Angela Alonso é professora da USP, pesquisadora do Cebrap e autora de Idéias em Movimento: a geração 1870 na crise do Brasil Império (São Paulo: Paz e Terra, Anpocs, 2002) e de Joaquim Nabuco: os salões e as ruas (São Paulo: Companhia das Letras, 2007).


Amor demais

   Namorador contumaz, Nabuco teve caso com mulher casada, namorou firme uma americana e uma inglesa, mas se enganchou mesmo com Eufrásia Teixeira Leite (1850-1930). Órfã riquíssima, de família de negociantes de café do Vale do Paraíba ligados ao Partido Conservador, Eufrásia era mulher elegante, independente, inteligente e voluntariosa.
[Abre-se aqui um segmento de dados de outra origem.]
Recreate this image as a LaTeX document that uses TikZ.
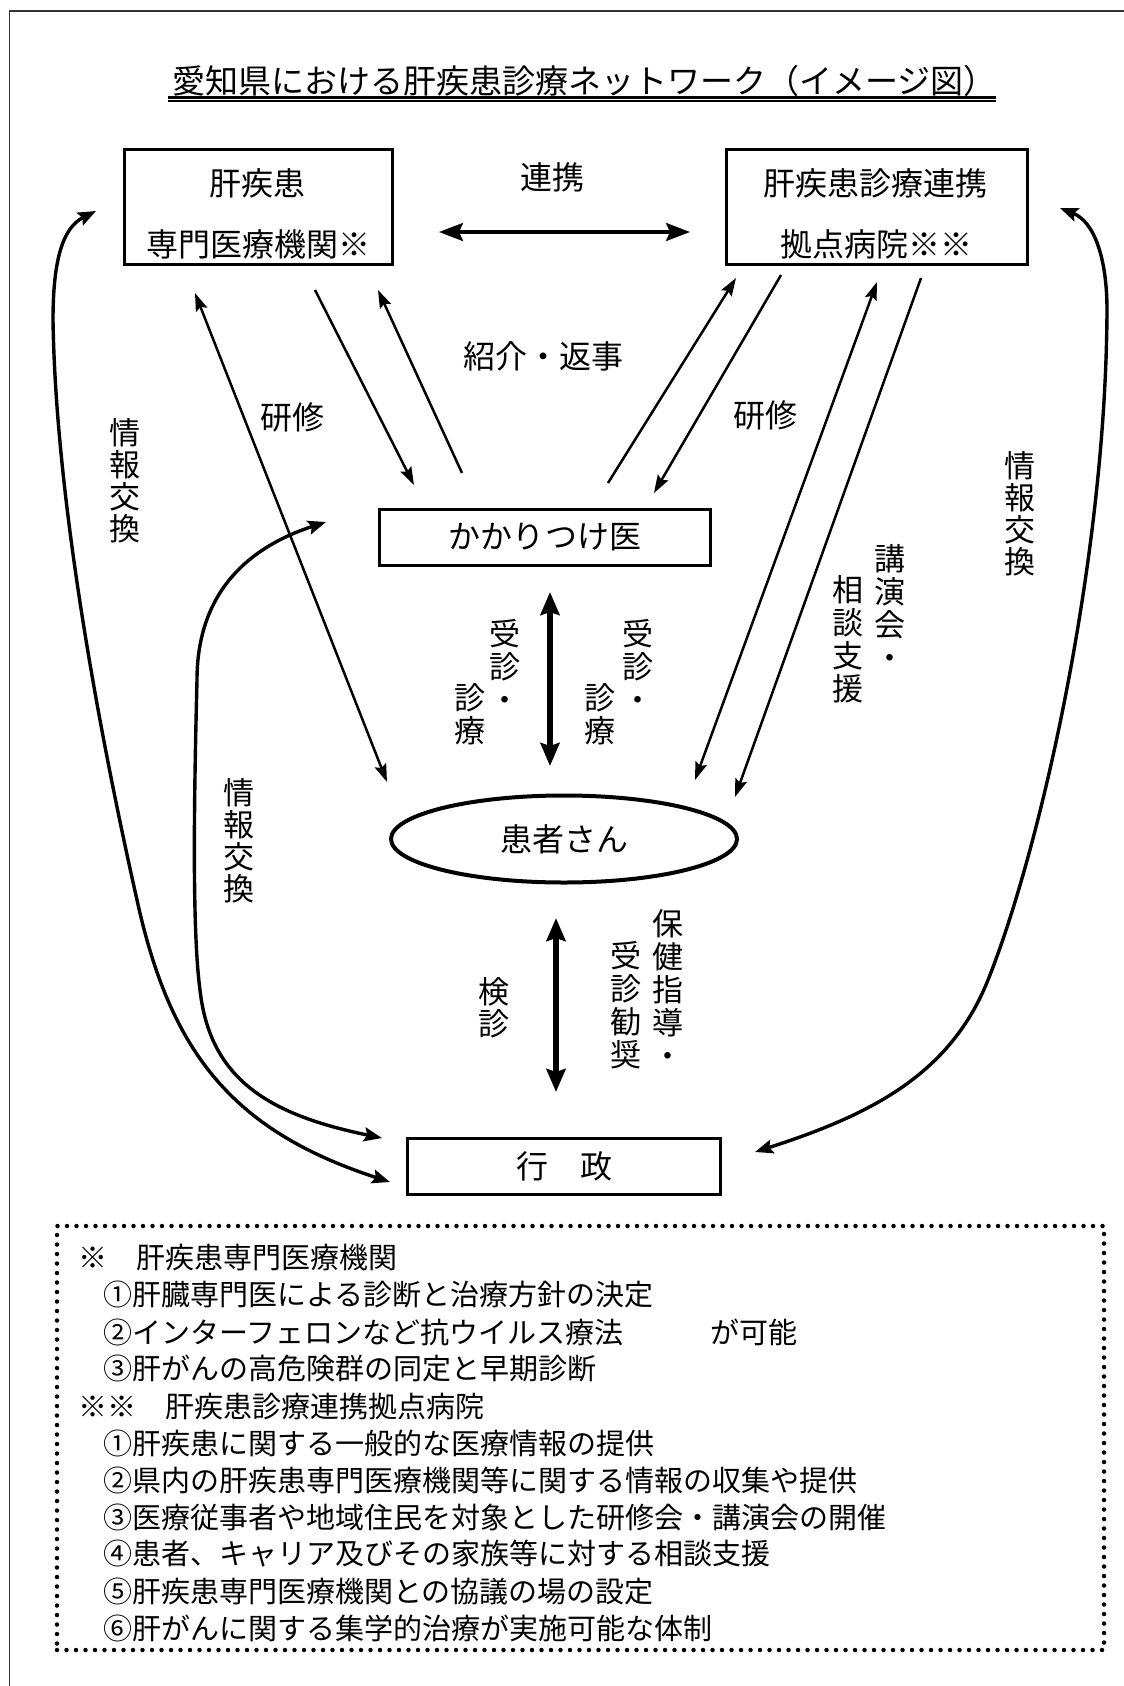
\documentclass[tikz,border=0pt]{standalone}
\usepackage{fontspec}
\setmainfont{Noto Sans CJK JP}
\usetikzlibrary{arrows.meta,shapes.geometric}
\begin{document}
\begin{tikzpicture}[x=1pt,y=-1pt]
\tikzset{
  boxn/.style={draw, line width=3pt, inner sep=0pt, font=\fontsize{32}{32}\selectfont},
  txt/.style={inner sep=0pt, font=\fontsize{32}{32}\selectfont, align=center},
  vtxt/.style={inner sep=0pt, font=\fontsize{31}{33}\selectfont, align=center},
  note/.style={inner sep=0pt, anchor=west, font=\fontsize{29}{29}\selectfont},
  thinarr/.style={line width=2.5pt, -{Stealth[length=18pt,width=12pt,inset=3pt]}},
  thindarr/.style={line width=2.5pt, {Stealth[length=18pt,width=12pt,inset=3pt]}-{Stealth[length=18pt,width=12pt,inset=3pt]}},
  curvarr/.style={line width=3.4pt, {Stealth[length=18pt,width=14pt,inset=3pt]}-{Stealth[length=18pt,width=14pt,inset=3pt]}},
  linkarr/.style={line width=3.4pt, {Stealth[length=24pt,width=18pt,inset=4pt]}-{Stealth[length=24pt,width=18pt,inset=4pt]}},
  thickarr/.style={line width=5.5pt, {Stealth[length=23pt,width=19pt,inset=3pt]}-{Stealth[length=23pt,width=19pt,inset=3pt]}},
}
\useasboundingbox (0,0) rectangle (1124,1686);
\fill[white] (0,0) rectangle (1124,1686);
\begin{scope}
  \clip (0,0) rectangle (1124,1686);
  \draw[line width=1.3pt, black!80] (9.5,1700) -- (9.5,11) -- (1140,11);
\end{scope}

% title
\node[inner sep=0pt, anchor=west, font=\fontsize{33}{33}\selectfont] (title) at (172,81) {愛知県における肝疾患診療ネットワーク（イメージ図）};
\draw[line width=2.4pt] (168,97.3) -- (996,97.3);
\draw[line width=1.8pt] (168,101.2) -- (996,101.2);

% boxes
\node[boxn, minimum width=268, minimum height=115] (spec) at (258.5,207) {};
\node[txt] (spect1) at (257,183) {肝疾患};
\node[txt] (spect2) at (258,244) {専門医療機関※};
\node[boxn, minimum width=301, minimum height=115] (hub) at (877,207) {};
\node[txt] (hubt1) at (875,183) {肝疾患診療連携};
\node[txt] (hubt2) at (876,244) {拠点病院※※};
\node[boxn, minimum width=331, minimum height=56] (gp) at (545,537) {かかりつけ医};
\node[draw, ellipse, line width=4pt, minimum width=346, minimum height=87, inner sep=0pt, font=\fontsize{32}{32}\selectfont] (pt) at (564,839) {患者さん};
\node[boxn, minimum width=313, minimum height=56] (gov) at (564,1166) {行　政};

% endpoints
\coordinate (lk1) at (439,232);  \coordinate (lk2) at (690,232);
\coordinate (a1) at (195,293);   \coordinate (a2) at (387,782);
\coordinate (b1) at (315,290);   \coordinate (b2) at (414,485);
\coordinate (c1) at (462,473);   \coordinate (c2) at (378,290);
\coordinate (d1) at (608,483);   \coordinate (d2) at (736,278);
\coordinate (e1) at (781,275);   \coordinate (e2) at (654,493);
\coordinate (f1) at (877,282);   \coordinate (f2) at (695,780);
\coordinate (g1) at (921,278);   \coordinate (g2) at (735,797);
\coordinate (u1) at (550,592);   \coordinate (u2) at (550,766);
\coordinate (v1) at (556,918);   \coordinate (v2) at (556,1092);
\coordinate (ol1) at (96,211);   \coordinate (ol2) at (390,1182);
\coordinate (il1) at (326,522);  \coordinate (il2) at (382,1138);
\coordinate (or1) at (1060,208); \coordinate (or2) at (755,1152);

% connectors
\draw[linkarr] (lk1) -- (lk2);
\draw[thindarr] (a1) -- (a2);
\draw[thinarr] (b1) -- (b2);
\draw[thinarr] (c1) -- (c2);
\draw[thinarr] (d1) -- (d2);
\draw[thinarr] (e1) -- (e2);
\draw[thindarr] (f1) -- (f2);
\draw[thinarr] (g1) -- (g2);
\draw[thickarr] (u1) -- (u2);
\draw[thickarr] (v1) -- (v2);
\draw[curvarr] (ol1) .. controls (62,228) and (53,262) .. (53,320)
   .. controls (56,520) and (110,780) .. (137,900)
   .. controls (170,1050) and (230,1130) .. (ol2);
\draw[curvarr] (il1) .. controls (240,550) and (197,600) .. (197,680)
   .. controls (194,800) and (192,930) .. (200,990)
   .. controls (210,1080) and (270,1115) .. (il2);
\draw[curvarr] (or1) .. controls (1095,222) and (1107,260) .. (1107,310)
   .. controls (1106,560) and (1040,850) .. (988,980)
   .. controls (950,1075) and (870,1115) .. (or2);

% labels
\node[txt] (l-link) at (552,177) {連携};
\node[txt] (l-ref) at (543,356) {紹介・返事};
\node[txt] (l-tr1) at (292,417) {研修};
\node[txt] (l-tr2) at (765,415) {研修};
\node[vtxt, font=\fontsize{31}{32}\selectfont] (l-infoL) at (125,481) {情\\報\\交\\換};
\node[vtxt, font=\fontsize{31}{32}\selectfont] (l-infoR) at (1020,514) {情\\報\\交\\換};
\node[vtxt, font=\fontsize{31}{32}\selectfont] (l-infoM) at (239,841) {情\\報\\交\\換};
\node[vtxt] (l-jL1) at (505,665) {受\\診\\・};
\node[vtxt] (l-jL2) at (470,714.5) {診\\療};
\node[vtxt] (l-jR1) at (638,665) {受\\診\\・};
\node[vtxt] (l-jR2) at (600,714.5) {診\\療};
\node[vtxt] (l-lec1) at (890,606.5) {講\\演\\会\\・};
\node[vtxt] (l-lec2) at (848,639.5) {相\\談\\支\\援};
\node[vtxt, font=\fontsize{31}{32}\selectfont] (l-ken) at (494,1008) {検\\診};
\node[vtxt] (l-hok1) at (668,989) {保\\健\\指\\導\\・};
\node[vtxt] (l-hok2) at (626,1005.5) {受\\診\\勧\\奨};

% notes
\node[draw, line width=4.5pt, line cap=round, dash pattern=on 0pt off 9.5pt, minimum width=1047, minimum height=424, inner sep=0pt] (notes) at (580.5,1438) {};
\node[note] (n1) at (78,1258) {※　肝疾患専門医療機関};
\node[note] (n2) at (103,1295) {①肝臓専門医による診断と治療方針の決定};
\node[note] (n3) at (103,1332) {②インターフェロンなど抗ウイルス療法　　　が可能};
\node[note] (n4) at (103,1369) {③肝がんの高危険群の同定と早期診断};
\node[note] (n5) at (78,1406) {※※　肝疾患診療連携拠点病院};
\node[note] (n6) at (103,1443) {①肝疾患に関する一般的な医療情報の提供};
\node[note] (n7) at (103,1480) {②県内の肝疾患専門医療機関等に関する情報の収集や提供};
\node[note] (n8) at (103,1517) {③医療従事者や地域住民を対象とした研修会・講演会の開催};
\node[note] (n9) at (103,1554) {④患者、キャリア及びその家族等に対する相談支援};
\node[note] (n10) at (103,1591) {⑤肝疾患専門医療機関との協議の場の設定};
\node[note] (n11) at (103,1628) {⑥肝がんに関する集学的治療が実施可能な体制};
\end{tikzpicture}
\end{document}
A diferença de patrimônio e a incompatibilidade política entre as famílias tanto atrapalharam quanto temperaram o romance, que se arrastou pelas décadas de 1870 e 1880, motivou quatro pedidos de casamento e vários rompimentos. Cansado do vai-e-vem e já à beira dos 40 anos, Nabuco se casou com Evelina Torres Soares Ribeiro (1865-1948), muito mais jovem, de boa família, mas menos abonada que Eufrásia. Evelina o levou de volta ao catolicismo e lhe deu cinco filhos. Eufrásia jamais se casou. Morou por décadas em Paris, onde era conhecida como a “dama dos diamantes negros”, mas morreu no Brasil. Reza a lenda que se fez enterrar sobre as cartas de amor de Nabuco.